After his MVP speech on Sunday, LeBron James fielded questions from reporters and explained his preparation for this season, which allowed him to shoot a career-high percentage from three-point range.
Before 2012-13, James had a career three-point percentage of .331. This season, James was 103 of 254 from three-point range with a shooting percentage of .406. Increased efficiency overall — James shot a staggering .565 from the field — was main reason for James’ runaway vote tally for MVP but his three-point accuracy was the most surprising change in his game.
Before this season, the general scouting report on James was to play off him defensively and bait him into shooting long jumpers.
James figured improving from the outside “could make me even more dynamic where guys couldn’t just lay off of me and dare me to shoot.”
With what little off time he had last summer, James put himself through grueling workout sessions in his hometown of Akron, Ohio. To simulate game-time pressure, James penalized himself for missing three-pointers with wind sprints.

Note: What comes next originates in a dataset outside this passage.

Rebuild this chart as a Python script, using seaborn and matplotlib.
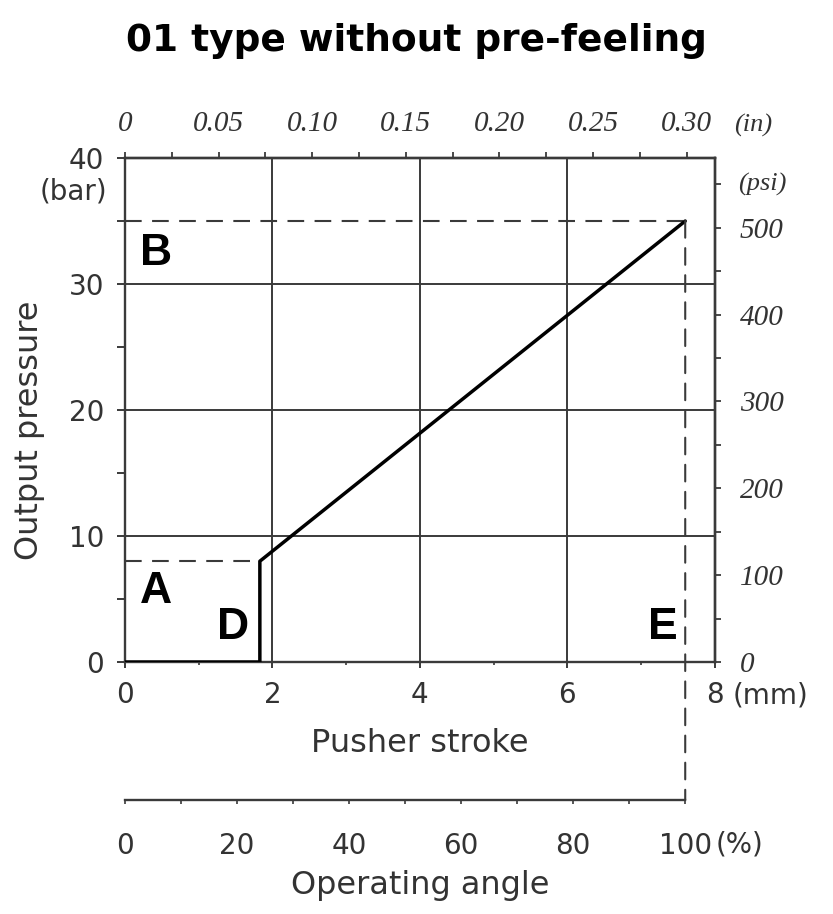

“I stayed in the gym twice a day, shooting threes, putting myself in pressure situations where if I don’t make it I’ve got to run each and every time,” James said, “and I became more comfortable.”
James said the Heat’s offseason acquisition of Ray Allen also improved his outside touch. After most practices and before games, Allen and James competed in three-point shooting contests. The penalty for losing was push-ups.

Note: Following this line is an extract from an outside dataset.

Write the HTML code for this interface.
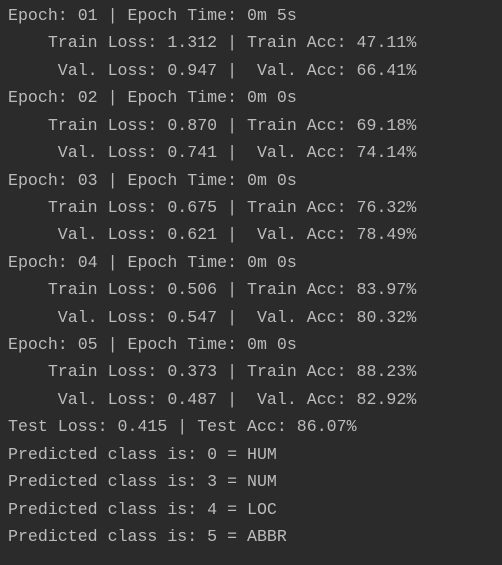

“Being around [Allen] every day and competing with him every day — as a competitor you hate losing, even though he’s the greatest three-point shooter of all time in the regular season and playoff history. I hate losing, so to compete with him has helped me out a lot as well,” James said.

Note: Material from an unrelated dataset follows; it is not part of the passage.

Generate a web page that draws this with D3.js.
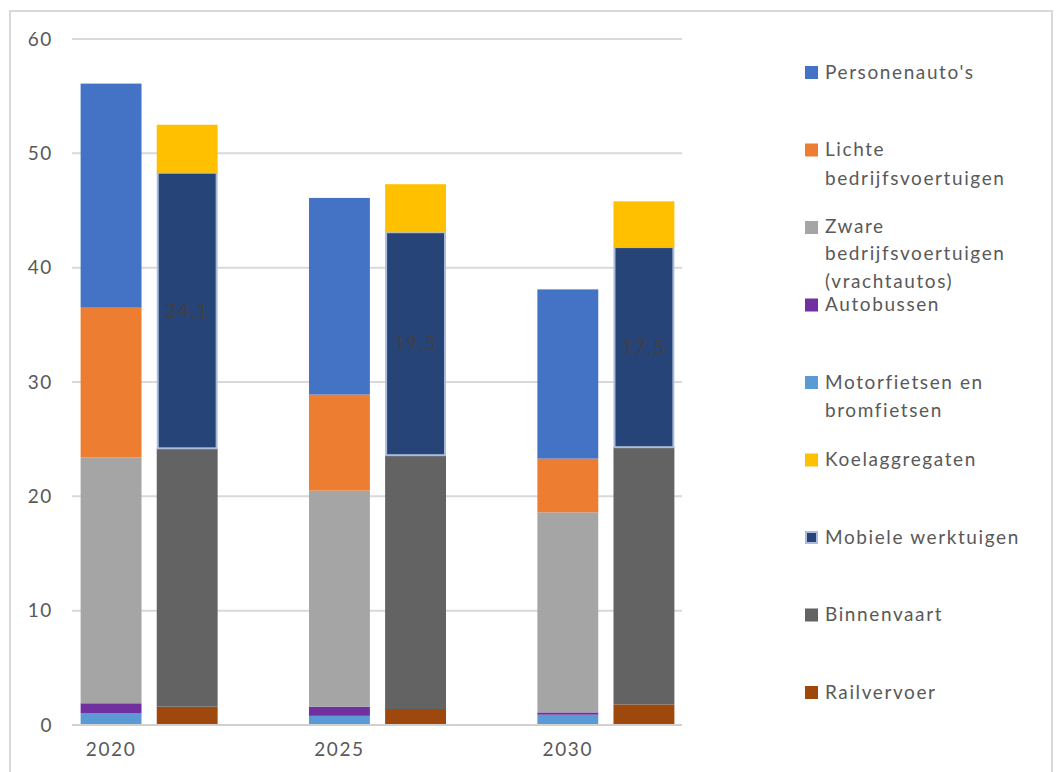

Among the more memorable interview clips of the video montage presented to James by the Heat during the MVP announcement were poignant words from Dwyane Wade and a joke from Mike Miller.
Said Wade, who was in James’ draft class in 2003 along with Chris Bosh and Carmelo Anthony: “2003 sitting in Chicago, in a room full of All-NBA players, and I didn’t know I was sitting next to a guy who could win four MVPs in five years. We’ve been friends since Day One … but being around him daily has been special to see. Every time you step onto the court, you prove that you deserve this award. Continue to lead this team.”
Miller’s video tribute added some humor to the day: “What I’m most proud of, brother, is that between the two of us, we now got four MVPs. It means we’ve been working hard. Congratulations and keep doing it.”
James received 120 of the 121 possible MVP votes. Sportswriters and broadcasters throughout the United States vote along with one vote given to fans and tabulated by NBA.com.
“It was probably a writer out of New York who didn’t give me that vote,” James said. “We know the history between the Heat and the Knicks, so I get it.”
There has never been a unanimous vote for the NBA’s MVP. Shaquille O’Neal (1999-2000) is the only other player to receive all but one vote.